Tuesday, May 12, 2020

A 21st Century Definition of Insanity


On Mother’s Day I was driving along Main Street in my town when I ran into an acquaintance from my health club, whom I hadn’t seen in several months. He too was climbing the proverbial walls regarding lack of exercise since our facility officially closed on March 17. After all, long walks and push-ups can only go so far.

But his COVID-19 malaise went far deeper than simply being deprived of performing squats and bench presses. His job until now was to secure available parcels of land and erect restaurants. As you might imagine, that hasn’t been a burgeoning industry of late. In fact, he’s admitted to me that he’s unsure if he will have any company at all once the quarantine is lifted. But he did say that neighboring Connecticut (where he is involved in a lot of projects as well) would be slowly opening back up beginning next week beginning with “essential businesses.”

Now what is and is not an “essential business” has been a subject of intense debate over the past two months and that alone can serve as fodder for a future column. But as I understand it, the Nutmeg State will allow hair salons and some restaurants to reopen with certain conditions. Remind me again what Einstein said about the definition of insanity.

As I understand it from my sister-in-law who gets her hair done in a Connecticut-based salon, patrons will be required to wear masks while getting a procedure. Now since my late 20’s, a haircut hasn’t been one of my bigger investments. But for those not follicly challenged, think about attempting to wear a mask while getting your hair cut, and the gymnastics the stylist would have to perform with an extremely sharp scissors to trim around the ears.

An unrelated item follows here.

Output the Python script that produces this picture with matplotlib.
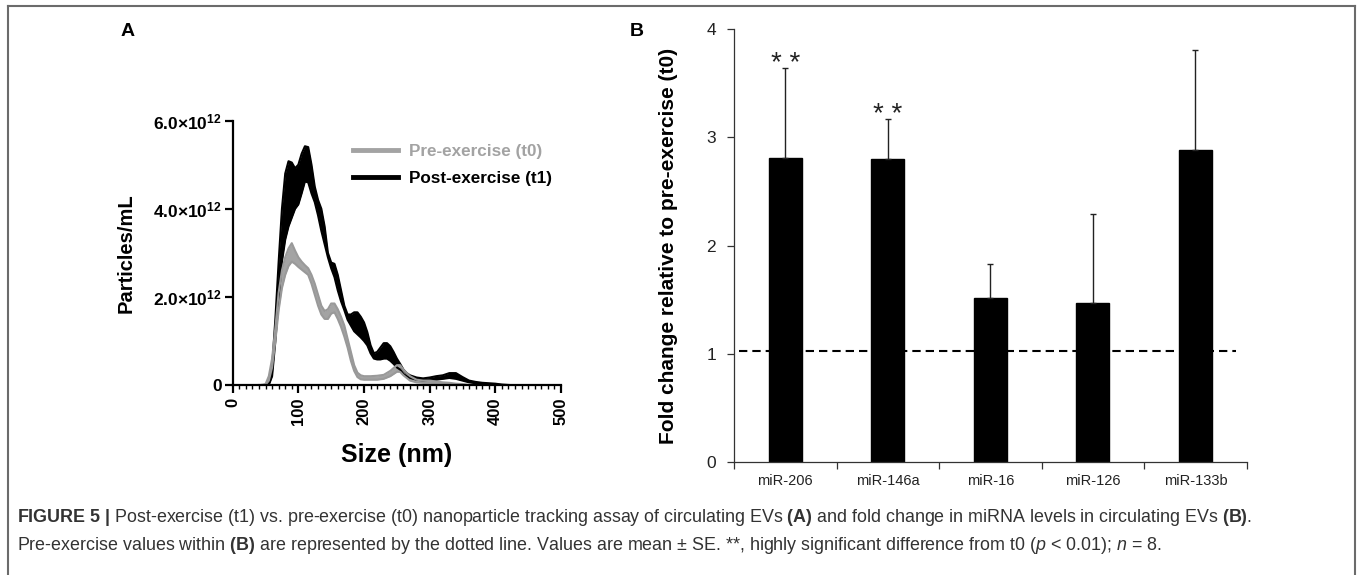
import numpy as np
import matplotlib
matplotlib.use("Agg")
import matplotlib.pyplot as plt
from matplotlib.lines import Line2D
from matplotlib.ticker import MultipleLocator, FixedLocator, NullLocator

plt.rcParams["font.family"] = ["Liberation Sans", "DejaVu Sans"]
plt.rcParams["mathtext.fontset"] = "custom"
plt.rcParams["mathtext.rm"] = "Liberation Sans"
plt.rcParams["mathtext.bf"] = "Liberation Sans:bold"
plt.rcParams["mathtext.it"] = "Liberation Sans:italic"

# --- panel A: NTA size distribution (particles/mL, x1e12), band = upper/lower edge
post_size = [45, 50, 55, 60, 65, 70, 75, 80, 85, 90, 95, 100, 105, 110, 115, 120, 125,
             130, 135, 140, 145, 150, 155, 160, 165, 170, 175, 180, 185, 190, 195, 200,
             205, 210, 215, 220, 225, 230, 235, 240, 245, 250, 255, 260, 265, 270, 280,
             290, 300, 310, 320, 330, 340, 350, 360, 370, 380, 390, 400, 410, 420]
post_hi = [0, 0, 0.03, 0.4, 1.5, 2.8, 4.0, 4.8, 5.08, 5.05, 4.92, 5.0, 5.25, 5.42, 5.4,
           5.0, 4.5, 4.2, 4.0, 3.6, 3.0, 2.78, 2.75, 2.5, 2.15, 1.8, 1.6, 1.6, 1.65,
           1.65, 1.55, 1.42, 1.2, 0.9, 0.72, 0.75, 0.85, 0.95, 0.95, 0.88, 0.75, 0.6,
           0.48, 0.35, 0.27, 0.22, 0.17, 0.15, 0.17, 0.2, 0.22, 0.27, 0.27, 0.18, 0.1,
           0.07, 0.05, 0.04, 0.03, 0.01, 0]
post_lo = [0, 0, 0, 0.2, 1.0, 2.0, 2.8, 3.3, 3.6, 3.8, 4.0, 4.1, 4.35, 4.62, 4.6, 4.35,
           4.15, 3.85, 3.5, 3.2, 2.9, 2.65, 2.45, 2.15, 1.9, 1.7, 1.48, 1.35, 1.22,
           1.15, 1.08, 1.0, 0.9, 0.72, 0.6, 0.58, 0.58, 0.6, 0.6, 0.55, 0.48, 0.4,
           0.35, 0.25, 0.2, 0.16, 0.12, 0.1, 0.12, 0.12, 0.14, 0.16, 0.14, 0.1, 0.06,
           0.04, 0.03, 0.02, 0.01, 0, 0]

pre_size = [40, 45, 50, 55, 60, 65, 70, 75, 80, 85, 90, 95, 100, 105, 110, 115, 120,
            125, 130, 135, 140, 145, 150, 155, 160, 165, 170, 175, 180, 185, 190, 195,
            200, 210, 220, 230, 240, 250, 255, 260, 270, 280, 290, 300, 310, 320, 330,
            340, 350, 360]
pre_hi = [0, 0, 0.02, 0.2, 0.6, 1.3, 2.1, 2.6, 2.9, 3.1, 3.22, 3.05, 2.9, 2.8, 2.72,
          2.65, 2.5, 2.3, 2.05, 1.8, 1.68, 1.72, 1.85, 1.85, 1.72, 1.55, 1.35, 1.05,
          0.75, 0.45, 0.28, 0.22, 0.2, 0.2, 0.21, 0.23, 0.32, 0.45, 0.45, 0.35, 0.2,
          0.12, 0.1, 0.1, 0.08, 0.06, 0.05, 0.03, 0.02, 0]
pre_lo = [0, 0, 0, 0.1, 0.4, 1.0, 1.7, 2.2, 2.5, 2.7, 2.8, 2.75, 2.68, 2.62, 2.56, 2.5,
          2.3, 2.05, 1.8, 1.6, 1.5, 1.5, 1.62, 1.65, 1.5, 1.32, 1.1, 0.85, 0.55, 0.32,
          0.18, 0.13, 0.12, 0.12, 0.12, 0.14, 0.2, 0.3, 0.3, 0.22, 0.1, 0.06, 0.05,
          0.05, 0.04, 0.03, 0.02, 0.01, 0, 0]

# --- panel B: fold change of miRNA levels
mirnas = ["miR-206", "miR-146a", "miR-16", "miR-126", "miR-133b"]
fold = [2.81, 2.80, 1.51, 1.47, 2.88]
se = [0.83, 0.37, 0.32, 0.82, 0.93]
signif = ["* *", "* *", "", "", ""]
baseline = 1.02

W, H = 1357, 575
fig = plt.figure(figsize=(W / 100, H / 100), dpi=100)

# ---------------- panel A
axA = fig.add_axes([232.7 / W, 1 - 385 / H, 328.3 / W, 264.3 / H])
sc = 1e12
axA.fill_between(post_size, np.array(post_lo) * sc, np.array(post_hi) * sc,
                 color="black", lw=0)
axA.plot(post_size, np.array(post_hi) * sc, color="black", lw=1.5)
axA.plot(post_size, np.array(post_lo) * sc, color="black", lw=1.5)
grey = "#a3a3a3"
axA.fill_between(pre_size, np.array(pre_lo) * sc, np.array(pre_hi) * sc,
                 color=grey, lw=0)
axA.plot(pre_size, np.array(pre_hi) * sc, color="#999999", lw=1.5)
axA.plot(pre_size, np.array(pre_lo) * sc, color="#999999", lw=1.5)

axA.set_xlim(0, 500)
axA.set_ylim(0, 6e12)
for s in ["top", "right"]:
    axA.spines[s].set_visible(False)
for s in ["left", "bottom"]:
    axA.spines[s].set_linewidth(1.6)
axA.xaxis.set_minor_locator(MultipleLocator(10))
axA.yaxis.set_minor_locator(NullLocator())
axA.set_yticks([0, 2e12, 4e12, 6e12],
               ["0", "2.0×10$^{\\mathbf{12}}$", "4.0×10$^{\\mathbf{12}}$",
                "6.0×10$^{\\mathbf{12}}$"])
axA.set_xticks([0, 100, 200, 300, 400, 500], ["0", "100", "200", "300", "400", "500"])
for lab in axA.get_yticklabels():
    lab.set_fontweight("bold")
    lab.set_fontsize(12.5)
for lab in axA.get_xticklabels():
    lab.set_fontweight("bold")
    lab.set_fontsize(12)
    lab.set_rotation(90)
axA.tick_params(axis="both", which="major", length=6, width=1.6, pad=1.5)
axA.tick_params(axis="x", which="major", pad=3)
axA.tick_params(axis="x", which="minor", length=3, width=1)
axA.set_xlabel("Size (nm)", fontsize=18, fontweight="bold", va="center")
axA.xaxis.set_label_coords(0.5, -(455 - 385) / 264.3)
axA.set_ylabel("Particles/mL", fontsize=14.5, fontweight="bold", va="center")
axA.yaxis.set_label_coords(-(232.7 - 126) / 328.3, 0.5)

handles = [Line2D([], [], color=grey, lw=3.5), Line2D([], [], color="black", lw=3.5)]
leg = axA.legend(handles, ["Pre-exercise (t0)", "Post-exercise (t1)"],
                 loc="upper left", bbox_to_anchor=(353 / W, 1 - 144 / H),
                 bbox_transform=fig.transFigure, frameon=False,
                 prop={"weight": "bold", "size": 12.3}, handlelength=2.65,
                 handletextpad=0.65, labelspacing=0.72, borderpad=0, borderaxespad=0)
leg.get_texts()[0].set_color(grey)

# ---------------- panel B
axB = fig.add_axes([734 / W, 1 - 461.7 / H, 512.7 / W, 432.4 / H])
x = np.arange(len(mirnas))
axB.bar(x, fold, width=0.32, color="black", edgecolor="black", zorder=2)
axB.errorbar(x, fold, yerr=[np.zeros(len(se)), se], fmt="none", ecolor="#222222",
             elinewidth=1, capsize=2.5, capthick=1, zorder=3)
for xi, f, e, s in zip(x, fold, se, signif):
    if s:
        axB.text(xi, f + e - 0.025, s, ha="center", va="baseline", fontsize=20,
                 color="#222222")
axB.axhline(baseline, xmin=0.01, xmax=0.98, color="black", lw=1.5,
            linestyle=(0, (4, 2.4)), zorder=4)
axB.set_xlim(-0.5, len(mirnas) - 0.5)
axB.set_ylim(0, 4)
for s in ["top", "right"]:
    axB.spines[s].set_visible(False)
for s in ["left", "bottom"]:
    axB.spines[s].set_linewidth(0.9)
    axB.spines[s].set_color("#333333")
axB.set_yticks([0, 1, 2, 3, 4])
axB.set_xticks(x, mirnas)
axB.xaxis.set_minor_locator(FixedLocator(np.arange(-0.5, len(mirnas), 1.0)))
axB.tick_params(axis="x", which="major", length=0, pad=9, labelsize=10.5,
                labelcolor="#222222")
axB.tick_params(axis="x", which="minor", length=5, width=0.9, color="#333333")
axB.tick_params(axis="y", which="major", length=5, width=0.9, color="#333333",
                labelsize=12.5, labelcolor="#222222", pad=8)
axB.set_ylabel("Fold change relative to pre-exercise (t0)", fontsize=15,
               fontweight="bold", va="center")
axB.yaxis.set_label_coords(-(734 - 668) / 512.7, 0.5)

# panel letters
fig.text(128 / W, 1 - 32 / H, "A", fontsize=14, fontweight="bold", ha="center", va="center")
fig.text(637 / W, 1 - 32 / H, "B", fontsize=14, fontweight="bold", ha="center", va="center")

# frame
fc = "#6b6b6b"
fig.add_artist(Line2D([8 / W, 8 / W], [0, 1 - 6 / H], color=fc, lw=1.5))
fig.add_artist(Line2D([8 / W, 1355 / W], [1 - 6 / H, 1 - 6 / H], color=fc, lw=1.5))
fig.add_artist(Line2D([1355 / W, 1355 / W], [0, 1 - 6 / H], color=fc, lw=1.5))

# caption
cap1 = (r"$\mathbf{FIGURE\ 5\ |}$ Post-exercise (t1) vs. pre-exercise (t0) nanoparticle "
        r"tracking assay of circulating EVs $\mathbf{(A)}$ and fold change in miRNA "
        r"levels in circulating EVs $\mathbf{(B)}$.")
cap2 = (r"Pre-exercise values within $\mathbf{(B)}$ are represented by the dotted line. "
        r"Values are mean ± SE. **, highly significant difference from t0 ($p$ < 0.01); "
        r"$n$ = 8.")
fig.text(17 / W, 1 - 518 / H, cap1, fontsize=12.9, color="#333333", va="center")
fig.text(17 / W, 1 - 546 / H, cap2, fontsize=12.9, color="#333333", va="center")

fig.savefig("out.png", dpi=100)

How about getting a coloring? For those women familiar with that procedure, you know the solution gets everywhere and that would almost certainly include on a mask.

But wait, it gets better.

When restaurants reopen, rumor has it that customers will also be required to don masks. So, picture having to slide it down every time you want to take a bite or a sip of your drink. How long do you think that mandate is going to last before frustration sets in and folks don’t bother putting it back in place?
My best guess is about the third or fourth sip or mouthful.

Closer to home, the powers that be in New York are expected to decide about a first stage reopening later this week.

On the bright side, I’m glad I’m not overdue for a styling. That could get ugly.